5) Simple Molecular Substances:

What are Simple Molecular Substances?

Simple molecular substances are made up of molecules containing a few atoms joined together by covalent bonds. These substances typically have simple molecular structures.

Examples of Simple Molecular Substances

1. Chlorine (Cl₂):

   • Each chlorine atom needs one more electron to complete its outer shell.

   • Two chlorine atoms share a pair of electrons, forming a single covalent bond.

2. Hydrogen (H₂):

   • Hydrogen atoms have one electron and need one more to complete their first shell.

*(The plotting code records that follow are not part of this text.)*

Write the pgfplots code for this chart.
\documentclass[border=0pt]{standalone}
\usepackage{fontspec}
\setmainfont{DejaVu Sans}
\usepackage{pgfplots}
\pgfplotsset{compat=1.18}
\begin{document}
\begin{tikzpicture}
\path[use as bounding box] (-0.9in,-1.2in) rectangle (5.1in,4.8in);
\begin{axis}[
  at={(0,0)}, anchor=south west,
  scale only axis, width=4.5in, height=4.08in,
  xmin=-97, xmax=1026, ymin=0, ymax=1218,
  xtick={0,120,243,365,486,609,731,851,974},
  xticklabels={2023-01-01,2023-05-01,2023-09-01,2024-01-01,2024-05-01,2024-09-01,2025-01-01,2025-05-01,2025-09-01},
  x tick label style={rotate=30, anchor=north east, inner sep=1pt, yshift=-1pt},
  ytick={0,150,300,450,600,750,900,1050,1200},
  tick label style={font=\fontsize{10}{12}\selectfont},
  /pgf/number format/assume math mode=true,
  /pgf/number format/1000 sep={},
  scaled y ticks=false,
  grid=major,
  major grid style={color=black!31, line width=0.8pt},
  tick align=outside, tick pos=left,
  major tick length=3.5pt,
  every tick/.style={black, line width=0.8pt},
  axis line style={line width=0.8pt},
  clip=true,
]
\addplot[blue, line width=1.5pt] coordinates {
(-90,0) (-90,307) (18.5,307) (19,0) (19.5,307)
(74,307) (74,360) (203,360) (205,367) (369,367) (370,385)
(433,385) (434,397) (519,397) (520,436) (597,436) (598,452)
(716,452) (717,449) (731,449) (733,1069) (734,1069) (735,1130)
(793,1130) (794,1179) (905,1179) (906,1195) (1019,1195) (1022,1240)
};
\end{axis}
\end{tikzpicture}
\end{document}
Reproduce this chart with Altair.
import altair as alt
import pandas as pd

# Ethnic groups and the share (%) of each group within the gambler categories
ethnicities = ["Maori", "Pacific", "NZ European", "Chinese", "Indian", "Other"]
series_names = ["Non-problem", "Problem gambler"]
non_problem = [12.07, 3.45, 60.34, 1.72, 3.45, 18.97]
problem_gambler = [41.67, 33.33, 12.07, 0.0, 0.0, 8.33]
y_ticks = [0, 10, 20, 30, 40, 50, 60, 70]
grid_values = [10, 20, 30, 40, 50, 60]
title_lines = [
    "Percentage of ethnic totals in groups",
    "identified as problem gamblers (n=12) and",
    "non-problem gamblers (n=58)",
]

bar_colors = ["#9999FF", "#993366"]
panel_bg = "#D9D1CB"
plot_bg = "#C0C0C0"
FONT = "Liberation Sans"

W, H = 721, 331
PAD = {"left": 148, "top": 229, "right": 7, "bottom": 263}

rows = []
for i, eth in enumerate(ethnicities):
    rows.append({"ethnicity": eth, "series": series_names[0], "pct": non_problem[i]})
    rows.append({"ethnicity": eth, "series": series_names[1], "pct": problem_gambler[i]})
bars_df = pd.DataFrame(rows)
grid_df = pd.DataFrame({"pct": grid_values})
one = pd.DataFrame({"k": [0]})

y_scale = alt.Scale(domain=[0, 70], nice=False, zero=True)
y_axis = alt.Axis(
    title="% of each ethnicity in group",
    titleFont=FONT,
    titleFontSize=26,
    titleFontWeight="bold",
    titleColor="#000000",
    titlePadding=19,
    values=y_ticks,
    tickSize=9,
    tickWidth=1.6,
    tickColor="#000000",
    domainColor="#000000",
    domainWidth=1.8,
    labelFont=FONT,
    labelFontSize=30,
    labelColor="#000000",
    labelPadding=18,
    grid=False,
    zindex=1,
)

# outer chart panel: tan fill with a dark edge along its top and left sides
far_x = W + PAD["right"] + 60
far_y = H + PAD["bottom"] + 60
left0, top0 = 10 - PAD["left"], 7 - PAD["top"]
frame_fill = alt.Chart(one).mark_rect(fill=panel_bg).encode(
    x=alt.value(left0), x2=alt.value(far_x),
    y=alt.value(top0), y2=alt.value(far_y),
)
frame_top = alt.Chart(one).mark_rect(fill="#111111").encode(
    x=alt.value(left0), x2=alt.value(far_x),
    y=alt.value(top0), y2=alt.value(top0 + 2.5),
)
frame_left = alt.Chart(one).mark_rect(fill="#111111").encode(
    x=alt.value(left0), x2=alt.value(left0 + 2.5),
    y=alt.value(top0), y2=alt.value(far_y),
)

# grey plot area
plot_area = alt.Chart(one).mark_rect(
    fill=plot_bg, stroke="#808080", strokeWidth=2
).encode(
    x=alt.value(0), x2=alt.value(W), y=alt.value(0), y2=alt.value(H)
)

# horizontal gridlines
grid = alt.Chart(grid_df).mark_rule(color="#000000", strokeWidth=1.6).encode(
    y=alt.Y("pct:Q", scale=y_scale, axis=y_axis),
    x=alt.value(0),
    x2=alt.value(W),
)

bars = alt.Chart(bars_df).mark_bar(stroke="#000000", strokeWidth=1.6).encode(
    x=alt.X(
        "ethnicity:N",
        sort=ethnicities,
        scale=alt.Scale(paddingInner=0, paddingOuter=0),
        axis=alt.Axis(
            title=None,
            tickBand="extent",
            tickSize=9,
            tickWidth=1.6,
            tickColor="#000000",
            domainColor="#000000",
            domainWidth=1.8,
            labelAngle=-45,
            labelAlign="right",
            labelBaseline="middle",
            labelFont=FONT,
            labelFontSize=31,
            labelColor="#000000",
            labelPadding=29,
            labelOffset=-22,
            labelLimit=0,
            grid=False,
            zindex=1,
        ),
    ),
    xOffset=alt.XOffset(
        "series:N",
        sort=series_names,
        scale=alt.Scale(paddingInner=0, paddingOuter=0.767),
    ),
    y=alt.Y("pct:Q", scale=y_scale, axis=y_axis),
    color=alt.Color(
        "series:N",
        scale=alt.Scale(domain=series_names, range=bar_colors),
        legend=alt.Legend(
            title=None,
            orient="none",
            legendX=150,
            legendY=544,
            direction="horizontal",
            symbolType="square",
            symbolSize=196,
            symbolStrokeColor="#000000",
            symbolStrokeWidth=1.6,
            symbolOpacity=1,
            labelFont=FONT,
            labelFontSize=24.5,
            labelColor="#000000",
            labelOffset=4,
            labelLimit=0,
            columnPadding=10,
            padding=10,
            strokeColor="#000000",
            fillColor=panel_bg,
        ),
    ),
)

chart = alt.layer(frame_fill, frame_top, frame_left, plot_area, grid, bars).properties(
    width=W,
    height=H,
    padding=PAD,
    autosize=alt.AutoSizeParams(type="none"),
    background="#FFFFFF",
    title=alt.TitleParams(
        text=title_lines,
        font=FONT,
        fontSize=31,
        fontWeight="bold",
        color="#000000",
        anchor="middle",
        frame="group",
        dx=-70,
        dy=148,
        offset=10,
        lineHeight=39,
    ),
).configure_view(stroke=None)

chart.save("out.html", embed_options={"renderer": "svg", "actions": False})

   • They form single covalent bonds, either with other hydrogen atoms or other elements.

3. Oxygen (O₂):

   • Oxygen atoms need two more electrons to fill their outer shell.

   • Two oxygen atoms share two pairs of electrons, creating a double covalent bond.

4. Nitrogen (N₂):

   • Nitrogen atoms need three more electrons to fill their outer shell.

   • Two nitrogen atoms share three pairs of electrons, forming a triple covalent bond.

5. Water (H₂O):

   • Oxygen shares a pair of electrons with two hydrogen atoms, forming two single covalent bonds.

6. Methane (CH₄):

   • Carbon has four outer electrons and can form four covalent bonds with hydrogen atoms to fill its outer shell.

7. Hydrogen Chloride (HCl):

   • Hydrogen and chlorine each need one more electron to complete their outer shells.

   • They share a pair of electrons to form a single covalent bond.

Properties of Simple Molecular Substances

• Weak Intermolecular Forces:

  • Atoms within molecules are held together by strong covalent bonds.

  • However, the forces of attraction between molecules are weak.

• Low Melting and Boiling Points:

  • To melt or boil a simple molecular compound, only the weak intermolecular forces need to be broken, not the covalent bonds.

  • This results in low melting and boiling points, as the molecules are easily separated.

• States at Room Temperature:

  • Most simple molecular substances are gases or liquids at room temperature.

• Increasing Size and Intermolecular Forces:

  • As molecules get bigger, the strength of the intermolecular forces increases, requiring more energy to break them.

  • This leads to higher melting and boiling points.

• Electrical Conductivity:

  • Molecular compounds do not conduct electricity because they aren't charged — they have no free electrons or ions.